The Jensen family, of Sandy, finally met with Viennese physician George Birkmayer before an alternative medicine conference in Anaheim, Calif. on March 6-7. Birkmayer has provided Parker with a supplemental lozenge called ENADA, which he describes as "biological rocket fuel," but which mainstream doctors doubt has any medical benefits.

Parker caught the spotlight last year when his parents defied a court order and the recommendations of several doctors as they searched for alternative treatments for his cancer. Parker started taking ENADA on June 19, 2003, a little more than a month after a cancerous pea-sized tumor was removed from under his tongue, and just two days after a juvenile court judge in Utah began deliberating a medical neglect case against his parents.

At the time, state officials were almost universally convinced Parker would succumb to a disease called Ewing's sarcoma, a rare cancer that primarily strikes children, and die without chemotherapy.

The Jensens steadfastly refused, saying they preferred alternative medicine to chemotherapy, which they considered too hazardous and worried could make Parker sterile.
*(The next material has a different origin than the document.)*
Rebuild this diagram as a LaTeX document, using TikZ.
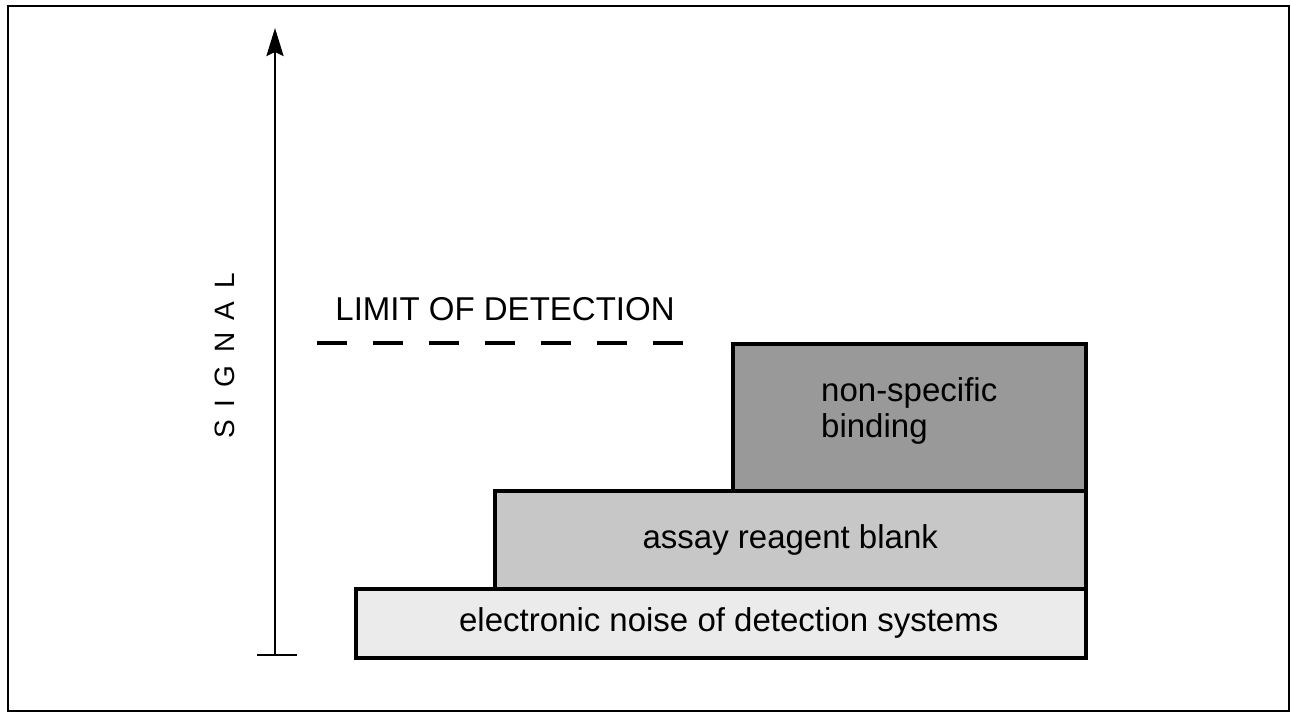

Both the Jensens and Birkmayer say Parker only needed the tumor removed, and was fine after that. Birkmayer has since pronounced him 100 percent fit, and said the fruity lozenges he has prescribed will ensure he stays that way.

Even though Parker has taken Birkmayer's trademark supplement for more than eight months, his first face-to-face meeting with his doctor took place over dinner at the Hilton in Anaheim on March 5. Before that, his parents, Daren and Barbara Jensen, had consulted with Birkmayer by phone on about 10 occasions.

Birkmayer, who received his medical degree from the University of Munich, also has a strong aversion to chemotherapy and radiation.

"All of my cancer patients I treat with natural substances," he said.

Besides, chemotherapy for Parker would be ridiculous since he doesn't have cancer, Birkmayer insists. He doubts the original diagnosis of Ewing's sarcoma, but does say Parker probably had some sort of cancer.

Instead, Birkmayer prescribed an antioxidant cocktail, anchored by ENADAlert, which he said should ward off any future tumors. Parker is also taking antioxidants Coenzyme Q10, vitamin C and selenium.

Together, these pills are supposed to boost Parker's immune system and increase his cellular energy. State officials balked at Birkmayer's medical opinion, but ultimately dropped the high-profile case Oct. 24, saying it would be fruitless to force chemotherapy on Parker.

Parker says ENADA is working.

"It gives me a lot of energy," he told The Salt Lake Tribune at the conference. "I take it before snowboarding, because all that powder wears you out."

In December, the Jensens sent a tissue sample from Parker's mouth to Stanford University. No cancerous cells were found, they say.

Birkmayer has provided ENADA, which costs $32.95 per month in pill form and $69.95 for the flavored lozenges at retail locations, for free to the Jensens.

The Jensens are big proponents of ENADA. Other members of the family use the pills when they feel a cold coming on, Barbara Jensen said.

But mainstream doctors say they doubt the supplement will have much effect.

"It probably doesn't do any harm," said Kent DiFiori, an oncologist with Utah Cancer Specialists. "But who knows if it does any good or not?"

The main ingredient in ENADA is NADH, a coenzyme present in every living cell.

Joy E. Swanson, from the Division of Nutritional Sciences at Cornell University, says she has never heard of NADH being used as an antioxidant.

"I would say in time this will be found to be false," Swanson said.

NADH is "one of the most ubiquitous biochemicals in the body" and adding more will probably have little effect, she added.